The Padres didn’t need Kim; they already had Tatis and Machado on the left side of the infield and 2020 NL Rookie of the Year runner-up Jake Cronenworth to man second base. But why not add more depth and talent when it’s attainable? They’re trying to beat the Dodgers at their own game.
The reigning World Series champions remain the presumptive favorite, of course, both in their budding rivalry with the Padres and in MLB at large. They might well create separation from San Diego this offseason by signing Trevor Bauer or trading for Francisco Lindor. But unlike some other prospective challengers, the Padres aren’t cowering in the face of a dynasty next door. They’re leaning on all of their resources and exploring all the ways to build a roster—through prospect call-ups, trades, and free-agent signings—to prevent the Dodgers from sitting too comfortably on their throne.

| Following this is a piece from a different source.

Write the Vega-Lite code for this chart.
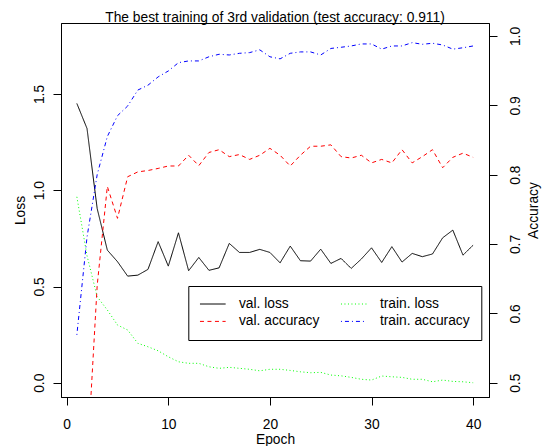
{
  "$schema": "https://vega.github.io/schema/vega-lite/v6.json",
  "width": 428,
  "height": 374,
  "autosize": {"type": "none"},
  "padding": {"left": 61, "top": 23, "right": 58, "bottom": 49},
  "title": {
    "text": "The best training of 3rd validation (test accuracy: 0.911)",
    "font": "Liberation Sans",
    "fontSize": 13.8,
    "fontWeight": "normal",
    "color": "black",
    "anchor": "middle",
    "frame": "group",
    "baseline": "bottom",
    "offset": 0,
    "dy": 16
  },
  "data": {
    "values": [
      {"epoch": 1, "val_loss": 1.451, "train_loss": 0.966, "val_acc": 0.30, "train_acc": 0.569},
      {"epoch": 2, "val_loss": 1.321, "train_loss": 0.660, "val_acc": 0.38, "train_acc": 0.710},
      {"epoch": 3, "val_loss": 0.905, "train_loss": 0.447, "val_acc": 0.640, "train_acc": 0.800},
      {"epoch": 4, "val_loss": 0.689, "train_loss": 0.378, "val_acc": 0.783, "train_acc": 0.855},
      {"epoch": 5, "val_loss": 0.629, "train_loss": 0.300, "val_acc": 0.737, "train_acc": 0.885},
      {"epoch": 6, "val_loss": 0.554, "train_loss": 0.274, "val_acc": 0.797, "train_acc": 0.899},
      {"epoch": 7, "val_loss": 0.559, "train_loss": 0.205, "val_acc": 0.804, "train_acc": 0.922},
      {"epoch": 8, "val_loss": 0.589, "train_loss": 0.187, "val_acc": 0.806, "train_acc": 0.929},
      {"epoch": 9, "val_loss": 0.733, "train_loss": 0.166, "val_acc": 0.809, "train_acc": 0.941},
      {"epoch": 10, "val_loss": 0.606, "train_loss": 0.135, "val_acc": 0.8125, "train_acc": 0.9495},
      {"epoch": 11, "val_loss": 0.779, "train_loss": 0.109, "val_acc": 0.8125, "train_acc": 0.9615},
      {"epoch": 12, "val_loss": 0.582, "train_loss": 0.101, "val_acc": 0.828, "train_acc": 0.964},
      {"epoch": 13, "val_loss": 0.651, "train_loss": 0.101, "val_acc": 0.813, "train_acc": 0.964},
      {"epoch": 14, "val_loss": 0.584, "train_loss": 0.083, "val_acc": 0.832, "train_acc": 0.970},
      {"epoch": 15, "val_loss": 0.597, "train_loss": 0.075, "val_acc": 0.836, "train_acc": 0.9736},
      {"epoch": 16, "val_loss": 0.724, "train_loss": 0.080, "val_acc": 0.826, "train_acc": 0.9726},
      {"epoch": 17, "val_loss": 0.677, "train_loss": 0.075, "val_acc": 0.829, "train_acc": 0.975},
      {"epoch": 18, "val_loss": 0.677, "train_loss": 0.070, "val_acc": 0.822, "train_acc": 0.976},
      {"epoch": 19, "val_loss": 0.693, "train_loss": 0.062, "val_acc": 0.828, "train_acc": 0.980},
      {"epoch": 20, "val_loss": 0.677, "train_loss": 0.070, "val_acc": 0.838, "train_acc": 0.970},
      {"epoch": 21, "val_loss": 0.623, "train_loss": 0.070, "val_acc": 0.828, "train_acc": 0.967},
      {"epoch": 22, "val_loss": 0.710, "train_loss": 0.064, "val_acc": 0.8125, "train_acc": 0.975},
      {"epoch": 23, "val_loss": 0.634, "train_loss": 0.057, "val_acc": 0.828, "train_acc": 0.977},
      {"epoch": 24, "val_loss": 0.632, "train_loss": 0.052, "val_acc": 0.841, "train_acc": 0.977},
      {"epoch": 25, "val_loss": 0.694, "train_loss": 0.054, "val_acc": 0.841, "train_acc": 0.9726},
      {"epoch": 26, "val_loss": 0.620, "train_loss": 0.040, "val_acc": 0.843, "train_acc": 0.982},
      {"epoch": 27, "val_loss": 0.646, "train_loss": 0.036, "val_acc": 0.826, "train_acc": 0.9837},
      {"epoch": 28, "val_loss": 0.594, "train_loss": 0.028, "val_acc": 0.824, "train_acc": 0.9856},
      {"epoch": 29, "val_loss": 0.643, "train_loss": 0.018, "val_acc": 0.828, "train_acc": 0.9885},
      {"epoch": 30, "val_loss": 0.701, "train_loss": 0.014, "val_acc": 0.817, "train_acc": 0.9885},
      {"epoch": 31, "val_loss": 0.625, "train_loss": 0.035, "val_acc": 0.822, "train_acc": 0.981},
      {"epoch": 32, "val_loss": 0.707, "train_loss": 0.031, "val_acc": 0.817, "train_acc": 0.9856},
      {"epoch": 33, "val_loss": 0.627, "train_loss": 0.028, "val_acc": 0.836, "train_acc": 0.9856},
      {"epoch": 34, "val_loss": 0.672, "train_loss": 0.018, "val_acc": 0.817, "train_acc": 0.9904},
      {"epoch": 35, "val_loss": 0.655, "train_loss": 0.018, "val_acc": 0.826, "train_acc": 0.988},
      {"epoch": 36, "val_loss": 0.669, "train_loss": 0.005, "val_acc": 0.836, "train_acc": 0.9895},
      {"epoch": 37, "val_loss": 0.753, "train_loss": 0.014, "val_acc": 0.810, "train_acc": 0.987},
      {"epoch": 38, "val_loss": 0.793, "train_loss": 0.007, "val_acc": 0.825, "train_acc": 0.981},
      {"epoch": 39, "val_loss": 0.663, "train_loss": 0.005, "val_acc": 0.831, "train_acc": 0.983},
      {"epoch": 40, "val_loss": 0.715, "train_loss": 0.000, "val_acc": 0.825, "train_acc": 0.9856}
    ]
  },
  "encoding": {
    "x": {
      "field": "epoch",
      "type": "quantitative",
      "scale": {"domain": [-0.56, 41.56], "nice": false, "zero": false},
      "axis": {
        "values": [0, 10, 20, 30, 40],
        "title": "Epoch",
        "labelAngle": 0,
        "labelPadding": 12,
        "titleY": 35.5,
        "titleBaseline": "top"
      }
    }
  },
  "layer": [
    {
      "transform": [{"fold": ["val_loss", "train_loss"], "as": ["series", "value"]}],
      "mark": {"type": "line", "clip": true, "strokeWidth": 1},
      "encoding": {
        "y": {
          "field": "value",
          "type": "quantitative",
          "scale": {"domain": [-0.074, 1.869], "nice": false, "zero": false},
          "axis": {
            "orient": "left",
            "values": [0, 0.5, 1, 1.5],
            "format": ".1f",
            "title": "Loss",
            "labelAngle": -90,
            "labelAlign": "center",
            "labelBaseline": "bottom",
            "labelPadding": 6.3,
            "titleAngle": -90,
            "titleBaseline": "bottom",
            "titleX": -34
          }
        },
        "color": {
          "field": "series",
          "type": "nominal",
          "scale": {"domain": ["val_loss", "val_acc", "train_loss", "train_acc"], "range": ["black", "red", "#00ff00", "blue"]},
          "legend": {
            "title": null,
            "orient": "none",
            "legendX": 127.3,
            "legendY": 263,
            "columns": 2,
            "labelExpr": "datum.label == 'val_loss' ? 'val. loss' : datum.label == 'train_loss' ? 'train. loss' : datum.label == 'val_acc' ? 'val. accuracy' : 'train. accuracy'"
          }
        },
        "strokeDash": {
          "field": "series",
          "type": "nominal",
          "scale": {"domain": ["val_loss", "val_acc", "train_loss", "train_acc"], "range": [[1, 0], [4, 3.5], [1, 2.5], [1, 3, 4, 3]]},
          "legend": {
            "title": null,
            "orient": "none",
            "legendX": 127.3,
            "legendY": 263,
            "columns": 2,
            "labelExpr": "datum.label == 'val_loss' ? 'val. loss' : datum.label == 'train_loss' ? 'train. loss' : datum.label == 'val_acc' ? 'val. accuracy' : 'train. accuracy'"
          }
        }
      }
    },
    {
      "transform": [{"fold": ["val_acc", "train_acc"], "as": ["series", "value"]}],
      "mark": {"type": "line", "clip": true, "strokeWidth": 1},
      "encoding": {
        "y": {
          "field": "value",
          "type": "quantitative",
          "scale": {"domain": [0.4794, 1.0187], "nice": false, "zero": false},
          "axis": {
            "orient": "right",
            "values": [0.5, 0.6, 0.7, 0.8, 0.9, 1.0],
            "format": ".1f",
            "title": "Accuracy",
            "labelAngle": -90,
            "labelAlign": "center",
            "labelBaseline": "top",
            "labelPadding": 11.9,
            "titleAngle": -90,
            "titleBaseline": "top",
            "titleX": 37.9
          }
        },
        "color": {
          "field": "series",
          "type": "nominal",
          "scale": {"domain": ["val_loss", "val_acc", "train_loss", "train_acc"], "range": ["black", "red", "#00ff00", "blue"]},
          "legend": {
            "title": null,
            "orient": "none",
            "legendX": 127.3,
            "legendY": 263,
            "columns": 2,
            "labelExpr": "datum.label == 'val_loss' ? 'val. loss' : datum.label == 'train_loss' ? 'train. loss' : datum.label == 'val_acc' ? 'val. accuracy' : 'train. accuracy'"
          }
        },
        "strokeDash": {
          "field": "series",
          "type": "nominal",
          "scale": {"domain": ["val_loss", "val_acc", "train_loss", "train_acc"], "range": [[1, 0], [4, 3.5], [1, 2.5], [1, 3, 4, 3]]},
          "legend": {
            "title": null,
            "orient": "none",
            "legendX": 127.3,
            "legendY": 263,
            "columns": 2,
            "labelExpr": "datum.label == 'val_loss' ? 'val. loss' : datum.label == 'train_loss' ? 'train. loss' : datum.label == 'val_acc' ? 'val. accuracy' : 'train. accuracy'"
          }
        }
      }
    }
  ],
  "resolve": {"scale": {"y": "independent"}},
  "config": {
    "view": {"stroke": "black", "strokeWidth": 1},
    "font": "Liberation Sans",
    "axis": {
      "grid": false,
      "domainColor": "black",
      "tickColor": "black",
      "labelColor": "black",
      "titleColor": "black",
      "labelFont": "Liberation Sans",
      "titleFont": "Liberation Sans",
      "labelFontSize": 13.8,
      "titleFontSize": 13.8,
      "titleFontWeight": "normal",
      "tickSize": 8,
      "domainWidth": 1,
      "tickWidth": 1,
      "labelFlush": false,
      "labelOverlap": false
    },
    "legend": {
      "symbolType": "stroke",
      "symbolSize": 660,
      "symbolStrokeWidth": 1,
      "labelFont": "Liberation Sans",
      "labelFontSize": 13.8,
      "labelColor": "black",
      "padding": 11,
      "rowPadding": 3.4,
      "columnPadding": 20,
      "labelOffset": 12.6,
      "strokeColor": "black",
      "fillColor": "white",
      "clipHeight": 14,
      "cornerRadius": 0
    }
  }
}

San Diego fans can only stand to benefit after so many years adrift. Perhaps the most cutting encapsulation of the Padres’ lost decade is a list of their Opening Day starters from that period, following Jake Peavy’s trade at the 2009 deadline.
2010: Jon Garland (career 1.3 bWAR with San Diego)
2011: Tim Stauffer (4.2)
2012 and 2013: Edinson Vólquez (-1.5)
2014: Andrew Cashner (3.2)
2015: James Shields (2.6)
2016: Tyson Ross (7.2)
2017: Jhoulys Chacín (2.6)
2018: Clayton Richard (1.1)
2019: Eric Lauer (1.3)
The Opening Day question now isn’t whether the Padres have an ace, but which one to tap for the start; the 2021 Padres have three legitimate candidates to shoulder the lofty hopes of the franchise and take the mound when a new season begins. That number will rise to four when Clevinger returns; maybe five, if Gore is excellent as promised; or six, if 2020 Opening Day starter Chris Paddack harnesses his talents too.
In the 2010s, the Padres ranked 29th in total team wins. But they might be the team to beat in the 2020s—or, at least, the team best positioned to wrest that crown from the one team that’s already won a title this decade. They’re not wasting any opportunity to meet that challenge, or fulfill that promise.